Viajar a Paraguay en aquellos años no era joda. Además de los riesgos políticos estaban las propias peripecias del viaje. Estamos hablado de hechos ocurridos hace casi sesenta años. Rutas de tierra, colectivos que, como diría tía Cata, eran unas carretas. A todas esas vicisitudes, Lolo le sumaba sus bolsillos flacos. Una sola seguridad lo acompañaba: él se las arreglaría de algún modo para sacarle agua a las piedras. Y su principal asistente sería el tango, mejor dicho sus condiciones de cantor. Sabía que el viaje sería largo, pero confiaba en sus conocimientos de la noche y de los amigos de la noche. En San Justo, en Reconquista, en Resistencia, en Formosa, en Clorinda siempre habría algún local nocturno, algún cabaret o algún club dispuesto a contratar un cantor de tango y pagarle unos pesos por sus interpretaciones.
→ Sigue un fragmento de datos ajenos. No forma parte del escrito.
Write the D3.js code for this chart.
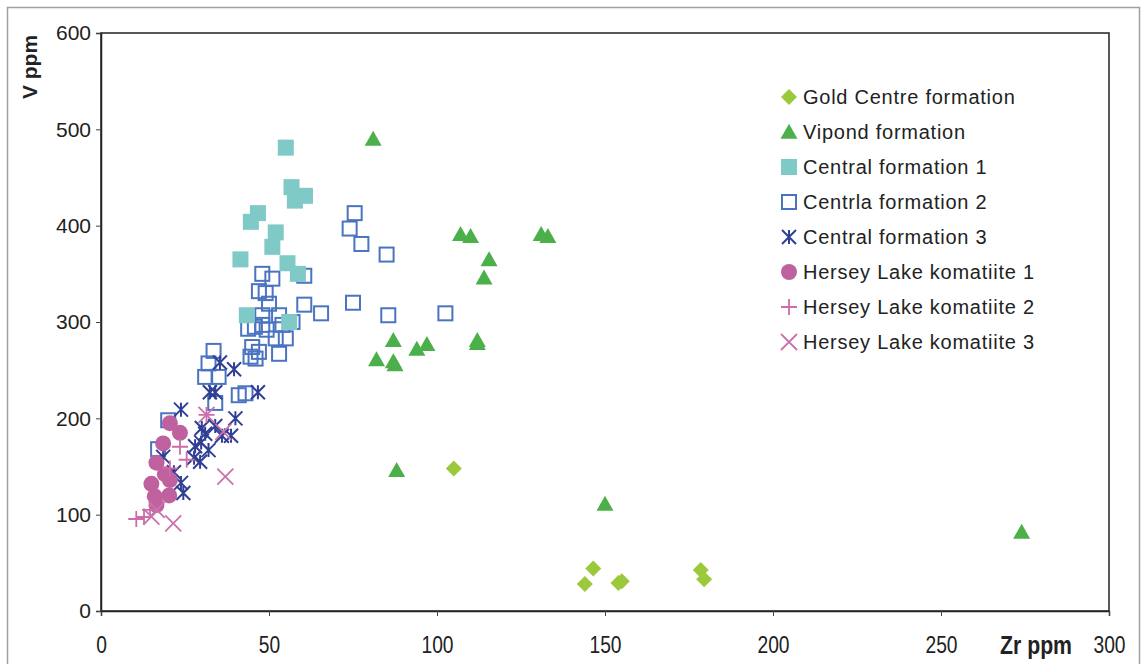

Tampoco faltaría algún cafiso amigo, alguna puta gaucha, algún rufián generoso, decidido a darle una mano, un plato de comida o un techo para pasar la noche.

VI

El viaje no fue una luna de miel o un tour con comodidades y entretenimientos. Hubo trayectos en camión, otros en camioneta o en autos “atados con alambre” de los que descendía blanco de tierra. Trayectos cortos. Siempre en dirección a Paraguay, pero avanzando a paso de hormiga. Siempre se las ingenió para encontrar un amigo o una amiga. Siempre hubo un cabaret dispuesto a contratarlo por una o dos noches. El hombre muchas pretensiones no tenía, porque su pretensión principal estaba al final del camino. Mucho tiempo después, Lolo reconocía que el que le abrió las puertas para hacer posible este viaje fue el tango. Y su voz y su repertorio y su simpatía. No me consta que a sus ocasionales benefactores les haya dicho el motivo secreto de su viaje. Eso era algo que le pertenecía a él y a nadie más. El peronismo de Lolo era muy personal, muy privado, si esa palabra está permitida para este caso. Además, tener presente que en esos tiempos era preferible caer preso por cualquier fechoría de la noche que por peronista.

VII

Finalmente llegó a Asunción. Después de algunos entreveros en la Aduana, de los que zafó por guapo y por canchero. En Asunción le dijeron que Perón estaba en Villa Rica, un pueblito a 160 kilómetros de la capital. Alfredo Stroessner era amigo de Perón, pero cuando el general dio una entrevista a una agencia internacional en la que acusó al gobierno militar argentino con los peores términos, se armó un quilombo pampa y a Stroessner no le quedó otra alternativa que mandarlo a Perón a la finca de un amigo común. A la imprevista dificultad Lolo la resolvió con su habitual solvencia. Un amigo peronista, otro amigo cantor de tango y una puta evangelista, salieron en su ayuda. Fue precisamente esa puta la que le informó que al otro día a primera hora salía un colectivo con evangelistas hacia Villa Rica. Lo informó e hizo gestiones para que lo llevaron al “hermano”. Allí estuvo Lolo a primera hora de la mañana con su bolsito. El final es de película. El tanguero de ley, el hombre de la noche, el viajero al que los cafisos y las putas le financiaron el viaje, llegó a Villa Rica con los evangelistas. Sorín no sabe lo que se está perdiendo.

VIII

El final también es a lo Sorín. O a “El camino de San Diego”. Hay varias versiones del desenlace. Una, que Lolo estuvo con Perón y le dio un abrazo. Otra, la más realista, que lo vio de lejos, pero que el general lo saludó abriendo los brazos y con toda su sonrisa. Final abierto, porque, además, Lolo ya no está en este mundo. Hace una ponchada de años, hablé con él de ese viaje. Fue en un bar que entonces estaba al frente del cementerio. Saco gris que alguna vez había conocido tiempos mejores; camisa celeste y pantalón al que le hubiera venido bien un planchado. Me dijo que se estaba ganando los garbanzos cantando tangos en un club de Las Flores. Le pregunté por aquel viaje ahora lejano, pero me contó generalidades. Después me dijo: “Vos pibe, sos un gorilita universitario, un intelectual, jamás vas a entender lo que le pasó a un tipo como yo cuando lo derrocaron a mi General”. Nos despedimos con un apretón de manos y nos comprometimos a vernos alguna vez. Compromiso que nunca se cumplió y ya no se cumplirá. Sin embargo, mi querido Lolo, aunque no lo creas, te aseguro que te entiendo. Ya sé que nunca pensamos lo mismo, pero no sabés cómo te entiendo. Tanto, que hasta me hubiera gustado acompañarte en ese viaje.